* _Set exercise_: Write out the entries below once more, exactly, with the pictures left out.

Records

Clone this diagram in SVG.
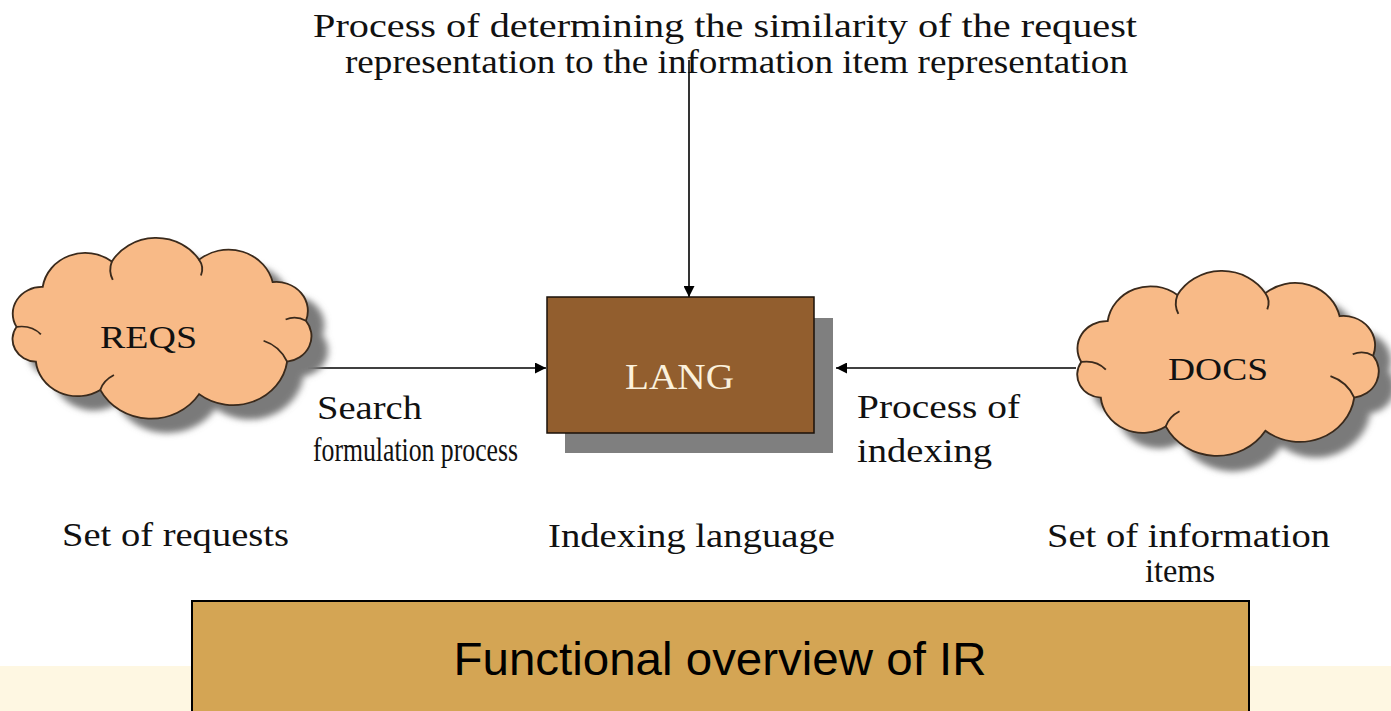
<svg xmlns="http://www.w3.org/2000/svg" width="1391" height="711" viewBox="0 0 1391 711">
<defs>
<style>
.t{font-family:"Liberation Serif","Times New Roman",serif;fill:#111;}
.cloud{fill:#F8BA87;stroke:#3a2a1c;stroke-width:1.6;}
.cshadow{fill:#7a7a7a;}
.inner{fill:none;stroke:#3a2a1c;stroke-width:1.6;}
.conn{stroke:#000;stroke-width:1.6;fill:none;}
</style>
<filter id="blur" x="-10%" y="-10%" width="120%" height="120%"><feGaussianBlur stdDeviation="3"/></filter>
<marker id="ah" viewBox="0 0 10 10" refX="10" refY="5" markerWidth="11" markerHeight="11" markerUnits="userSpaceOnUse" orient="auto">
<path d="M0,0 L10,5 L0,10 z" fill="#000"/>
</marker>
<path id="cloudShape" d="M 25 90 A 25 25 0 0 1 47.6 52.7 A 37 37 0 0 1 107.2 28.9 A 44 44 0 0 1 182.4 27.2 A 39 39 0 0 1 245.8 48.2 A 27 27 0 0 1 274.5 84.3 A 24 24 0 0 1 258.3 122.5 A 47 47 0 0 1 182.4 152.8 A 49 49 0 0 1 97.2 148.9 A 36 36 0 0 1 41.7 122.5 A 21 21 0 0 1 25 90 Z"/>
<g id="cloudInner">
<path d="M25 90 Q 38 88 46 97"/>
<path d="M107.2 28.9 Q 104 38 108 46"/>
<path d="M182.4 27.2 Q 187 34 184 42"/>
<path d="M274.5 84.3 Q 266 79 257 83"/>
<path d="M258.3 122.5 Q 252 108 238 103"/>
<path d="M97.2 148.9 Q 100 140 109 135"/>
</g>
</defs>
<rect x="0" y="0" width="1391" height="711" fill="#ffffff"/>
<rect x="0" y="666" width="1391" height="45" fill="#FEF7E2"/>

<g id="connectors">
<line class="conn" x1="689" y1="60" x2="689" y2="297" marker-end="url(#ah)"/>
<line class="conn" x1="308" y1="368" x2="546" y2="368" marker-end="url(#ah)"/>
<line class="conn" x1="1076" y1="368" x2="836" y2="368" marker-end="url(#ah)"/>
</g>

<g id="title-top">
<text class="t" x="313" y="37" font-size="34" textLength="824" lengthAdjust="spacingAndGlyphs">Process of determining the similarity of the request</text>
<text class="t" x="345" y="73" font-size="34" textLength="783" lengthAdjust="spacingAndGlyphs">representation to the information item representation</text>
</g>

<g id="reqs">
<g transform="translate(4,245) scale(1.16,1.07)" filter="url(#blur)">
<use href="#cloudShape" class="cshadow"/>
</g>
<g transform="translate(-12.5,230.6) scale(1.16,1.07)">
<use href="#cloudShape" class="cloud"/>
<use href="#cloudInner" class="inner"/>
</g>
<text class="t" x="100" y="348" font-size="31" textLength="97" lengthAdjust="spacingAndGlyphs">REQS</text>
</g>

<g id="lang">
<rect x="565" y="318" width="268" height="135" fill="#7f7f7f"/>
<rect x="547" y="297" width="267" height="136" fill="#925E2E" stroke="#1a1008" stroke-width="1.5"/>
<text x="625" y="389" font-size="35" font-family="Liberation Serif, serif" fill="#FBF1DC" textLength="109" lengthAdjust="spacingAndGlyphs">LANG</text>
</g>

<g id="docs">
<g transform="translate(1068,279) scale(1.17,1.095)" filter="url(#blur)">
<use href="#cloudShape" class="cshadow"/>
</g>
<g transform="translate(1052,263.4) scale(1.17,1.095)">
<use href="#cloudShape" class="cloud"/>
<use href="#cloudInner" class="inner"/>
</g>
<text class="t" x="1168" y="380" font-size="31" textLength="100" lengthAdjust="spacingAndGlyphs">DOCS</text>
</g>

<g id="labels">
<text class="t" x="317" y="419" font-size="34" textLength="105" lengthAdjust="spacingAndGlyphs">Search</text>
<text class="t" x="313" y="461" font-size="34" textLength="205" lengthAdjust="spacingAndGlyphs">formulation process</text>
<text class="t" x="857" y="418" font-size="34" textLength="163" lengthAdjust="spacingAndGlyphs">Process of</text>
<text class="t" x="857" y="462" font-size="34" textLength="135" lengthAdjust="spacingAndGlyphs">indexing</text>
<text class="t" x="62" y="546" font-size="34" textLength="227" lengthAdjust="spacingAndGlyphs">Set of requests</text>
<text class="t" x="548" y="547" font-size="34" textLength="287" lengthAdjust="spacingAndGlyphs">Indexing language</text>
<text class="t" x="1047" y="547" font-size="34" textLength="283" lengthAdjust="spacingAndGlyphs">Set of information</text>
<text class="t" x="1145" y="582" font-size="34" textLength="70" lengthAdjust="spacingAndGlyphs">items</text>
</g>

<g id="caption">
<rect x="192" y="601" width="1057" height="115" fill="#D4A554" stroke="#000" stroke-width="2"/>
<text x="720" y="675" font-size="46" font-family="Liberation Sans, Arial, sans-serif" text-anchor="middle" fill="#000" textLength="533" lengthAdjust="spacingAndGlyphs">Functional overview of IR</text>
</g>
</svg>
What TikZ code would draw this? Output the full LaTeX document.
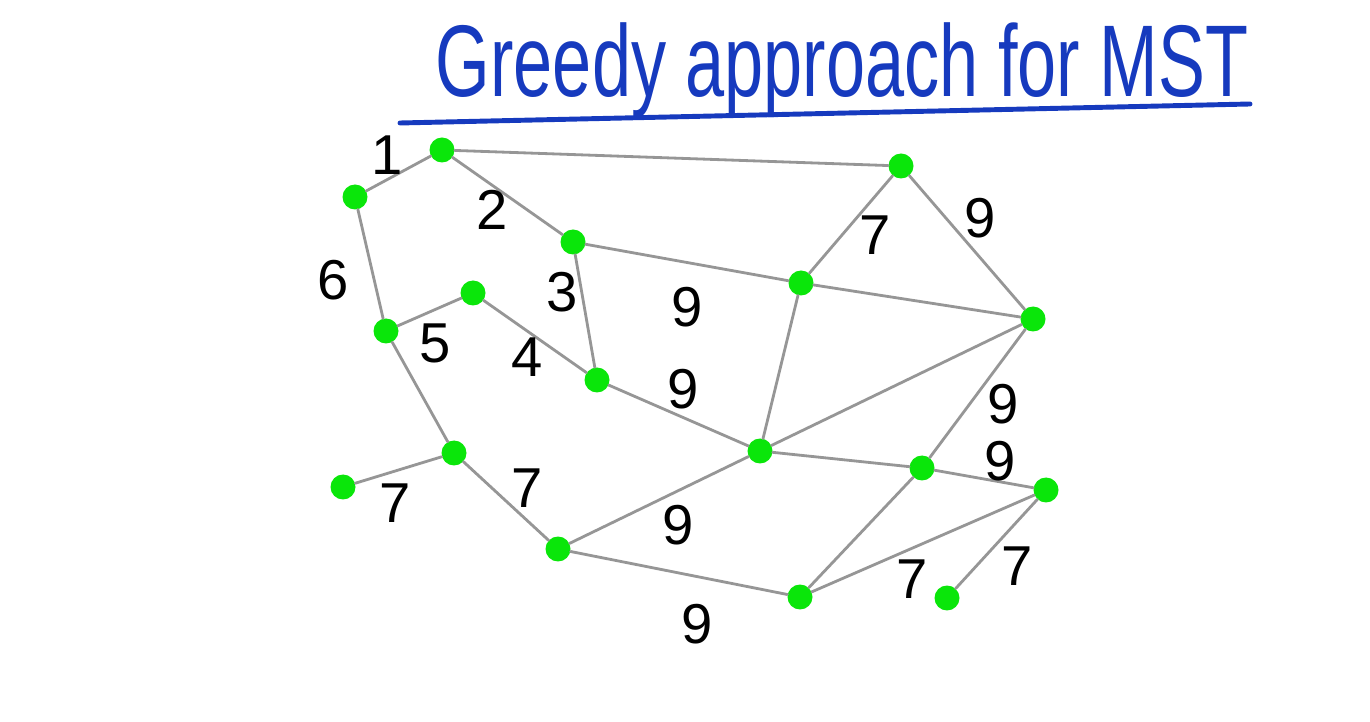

* _Finished answer_:
Clone this diagram in SVG.
<svg xmlns="http://www.w3.org/2000/svg" width="1391" height="711" viewBox="0 0 1391 711">
<defs>
<style>
.t{font-family:"Liberation Serif","Times New Roman",serif;fill:#111;}
.cloud{fill:#F8BA87;stroke:#3a2a1c;stroke-width:1.6;}
.cshadow{fill:#7a7a7a;}
.inner{fill:none;stroke:#3a2a1c;stroke-width:1.6;}
.conn{stroke:#000;stroke-width:1.6;fill:none;}
</style>
<filter id="blur" x="-10%" y="-10%" width="120%" height="120%"><feGaussianBlur stdDeviation="3"/></filter>
<marker id="ah" viewBox="0 0 10 10" refX="10" refY="5" markerWidth="11" markerHeight="11" markerUnits="userSpaceOnUse" orient="auto">
<path d="M0,0 L10,5 L0,10 z" fill="#000"/>
</marker>
<path id="cloudShape" d="M 25 90 A 25 25 0 0 1 47.6 52.7 A 37 37 0 0 1 107.2 28.9 A 44 44 0 0 1 182.4 27.2 A 39 39 0 0 1 245.8 48.2 A 27 27 0 0 1 274.5 84.3 A 24 24 0 0 1 258.3 122.5 A 47 47 0 0 1 182.4 152.8 A 49 49 0 0 1 97.2 148.9 A 36 36 0 0 1 41.7 122.5 A 21 21 0 0 1 25 90 Z"/>
<g id="cloudInner">
<path d="M25 90 Q 38 88 46 97"/>
<path d="M107.2 28.9 Q 104 38 108 46"/>
<path d="M182.4 27.2 Q 187 34 184 42"/>
<path d="M274.5 84.3 Q 266 79 257 83"/>
<path d="M258.3 122.5 Q 252 108 238 103"/>
<path d="M97.2 148.9 Q 100 140 109 135"/>
</g>
</defs>
<rect x="0" y="0" width="1391" height="711" fill="#ffffff"/>
<rect x="0" y="666" width="1391" height="45" fill="#FEF7E2"/>

<g id="connectors">
<line class="conn" x1="689" y1="60" x2="689" y2="297" marker-end="url(#ah)"/>
<line class="conn" x1="308" y1="368" x2="546" y2="368" marker-end="url(#ah)"/>
<line class="conn" x1="1076" y1="368" x2="836" y2="368" marker-end="url(#ah)"/>
</g>

<g id="title-top">
<text class="t" x="313" y="37" font-size="34" textLength="824" lengthAdjust="spacingAndGlyphs">Process of determining the similarity of the request</text>
<text class="t" x="345" y="73" font-size="34" textLength="783" lengthAdjust="spacingAndGlyphs">representation to the information item representation</text>
</g>

<g id="reqs">
<g transform="translate(4,245) scale(1.16,1.07)" filter="url(#blur)">
<use href="#cloudShape" class="cshadow"/>
</g>
<g transform="translate(-12.5,230.6) scale(1.16,1.07)">
<use href="#cloudShape" class="cloud"/>
<use href="#cloudInner" class="inner"/>
</g>
<text class="t" x="100" y="348" font-size="31" textLength="97" lengthAdjust="spacingAndGlyphs">REQS</text>
</g>

<g id="lang">
<rect x="565" y="318" width="268" height="135" fill="#7f7f7f"/>
<rect x="547" y="297" width="267" height="136" fill="#925E2E" stroke="#1a1008" stroke-width="1.5"/>
<text x="625" y="389" font-size="35" font-family="Liberation Serif, serif" fill="#FBF1DC" textLength="109" lengthAdjust="spacingAndGlyphs">LANG</text>
</g>

<g id="docs">
<g transform="translate(1068,279) scale(1.17,1.095)" filter="url(#blur)">
<use href="#cloudShape" class="cshadow"/>
</g>
<g transform="translate(1052,263.4) scale(1.17,1.095)">
<use href="#cloudShape" class="cloud"/>
<use href="#cloudInner" class="inner"/>
</g>
<text class="t" x="1168" y="380" font-size="31" textLength="100" lengthAdjust="spacingAndGlyphs">DOCS</text>
</g>

<g id="labels">
<text class="t" x="317" y="419" font-size="34" textLength="105" lengthAdjust="spacingAndGlyphs">Search</text>
<text class="t" x="313" y="461" font-size="34" textLength="205" lengthAdjust="spacingAndGlyphs">formulation process</text>
<text class="t" x="857" y="418" font-size="34" textLength="163" lengthAdjust="spacingAndGlyphs">Process of</text>
<text class="t" x="857" y="462" font-size="34" textLength="135" lengthAdjust="spacingAndGlyphs">indexing</text>
<text class="t" x="62" y="546" font-size="34" textLength="227" lengthAdjust="spacingAndGlyphs">Set of requests</text>
<text class="t" x="548" y="547" font-size="34" textLength="287" lengthAdjust="spacingAndGlyphs">Indexing language</text>
<text class="t" x="1047" y="547" font-size="34" textLength="283" lengthAdjust="spacingAndGlyphs">Set of information</text>
<text class="t" x="1145" y="582" font-size="34" textLength="70" lengthAdjust="spacingAndGlyphs">items</text>
</g>

<g id="caption">
<rect x="192" y="601" width="1057" height="115" fill="#D4A554" stroke="#000" stroke-width="2"/>
<text x="720" y="675" font-size="46" font-family="Liberation Sans, Arial, sans-serif" text-anchor="middle" fill="#000" textLength="533" lengthAdjust="spacingAndGlyphs">Functional overview of IR</text>
</g>
</svg>
What TikZ code would draw this? Output the full LaTeX document.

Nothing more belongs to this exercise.